Wish for a book - 2
Books in a jiffy? The idea caught the fancy of Brunch readers, though some are baulking at the price tag.
With one Indian newspaper already out on Amazon's Kindle e-book reader - the Hindustan Times, at $10 a month - there's another surge of interest in the Kindle. Meanwhile I've been getting a flood of reader letters about e-book readers, since writing about the Kindle on this page (Star Tech, November 1). Here's a selection. Flashback: An e-book reader like the Kindle lets you think of a book, search for it, buy it online - and have it sent to your e-book reader, all in minutes.
I read with interest your column on the Amazon Kindle e-book reader. I want to buy a Kindle online, but I see it is quite expensive to get in India. I also have seen the Sony e-book reader, which seems to be very compact. How does it compare? I haven't seen the Kindle yet. I believe Amazon has a far better book collection, and so if I buy the Sony reader, would I be limited in my choice of books? - Rupsha Gupta, Jamshedpur
The Amazon Kindle (international edition) costs $259, or about ₹13k, if you order it from Amazon for delivery within the USA, and it's close to ₹19k for delivery to India (thanks to shipping, and duties). Sony has several e-book readers, and most are indeed sleeker and snazzier than the Kindle, though they look more 'digital device' while the Kindle feels more 'book'. They do have the edge on the Kindle in terms of features, such as wi-fi and memory card slots that let you cheaply add memory. On the book selection... well, Amazon was born an online bookstore, and no one stocks more books online than Amazon. But if you buy a Sony or a Nook or another e-book reader, you can still buy Amazon's Kindle e-books; in fact, if you build up a library for one e-book reader, and switch to another, you don't abandon your library. You use some free software called Calibre, described further down this page
I found some Kindles selling on eBay "almost new" for less than half the price you mentioned. I believe the Kindle is fairly rugged with no moving parts to wear out... so is it worth the gamble to pick up one of those? -Mohit Sharma, New Delhi
No, trying to buy a second-hand Kindle isn't worth it. First, those are all the older Kindle models, with US-only wireless support. The current Kindle 2 is the international model, which works anywhere, including India. Second, assuming that the display is okay and unscratched, there are indeed two things that can wear out - the battery, which you can't replace easily at your end, and the QWERTY keypad.

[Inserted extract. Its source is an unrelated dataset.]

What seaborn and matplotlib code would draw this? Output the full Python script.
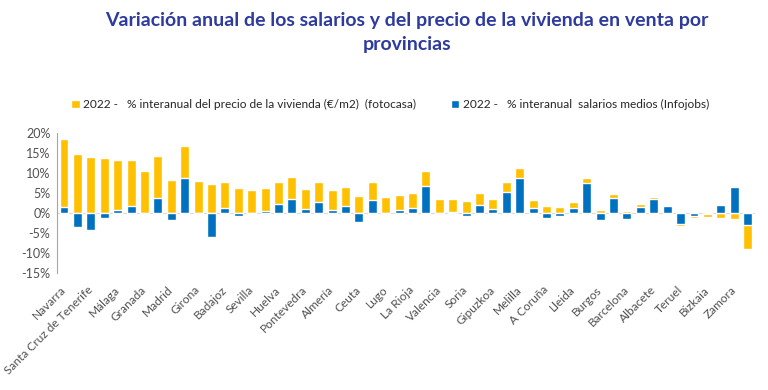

I bought a Kindle after reading your column - I got someone to bring it in from the US, and saved some money. Thanks for the tip. However, I have quite a few magazines in PDF form. I tried copying them into the Kindle but I can't view them. Do I need to do something else?
My new Kindle 2 couldn't read PDFs either, until Amazon issued a software update this month. I didn't have to do anything - it updated wirelessly one fine day when I switched it on. Now I can read PDFs, rotate the screen, and use it for longer - nearly a week of reading with the wireless on, better than the earlier four days. Your Kindle should have auto-updated by now, if your wireless is on. If it hasn't, go to bit.ly/kindle-update on your PC browser.
THE RIGHT CALIBRE
You said in your column that we can read Kindle e-books on an iPhone or a laptop. How would this work? I have an iPhone 3G. What do I do to get this e-book reader? And if I buy Kindle e-books from Amazon.com then do I have to buy them specifically for the Kindle or for the iPhone? If I build up a collection of books bought for the iPhone and then someday I buy some other e-book reader, can I still use my e-book library? - Payal Mahapatra, Mumbai
Instead of spending ₹19k on a Kindle, you can indeed download a free Kindle reader for your Windows laptop (bit.ly/pc-kindle) or your iPhone (bit.ly/i-kindle). The Windows version is in beta and is a bit unstable - I got a few crashes. But it's free, and is worth trying out. If you build up a collection of books for one e-book reader, you're not stuck. Just use an e-book library management tool like Calibre (available free at calibre-ebook.com), available for Windows, Linux and Mac OS.
Calibre is a free (and open source) e-book manager. It lets you organise, save and manage your e-book library, converting smoothly between formats and between different e-book readers. Developed by a physics graduate student in the USA, Kovid Goyal, Calibre already has a half-million users. Kovid's Mumbai-based father Niraj Goyal is helping him promote the service to publishers in India. Calibre has a built-in e-book viewer, which reads all popular e-book formats. It can also fetch news and RSS feeds from websites, format them into an e-book, and let you carry all updates on a news website with you on your e-book reader or laptop - and read it like a book. What's more, for a publisher (such as Hindustan Times), Calibre would allow publishing a newspaper to all e-book readers, and not just the Kindle.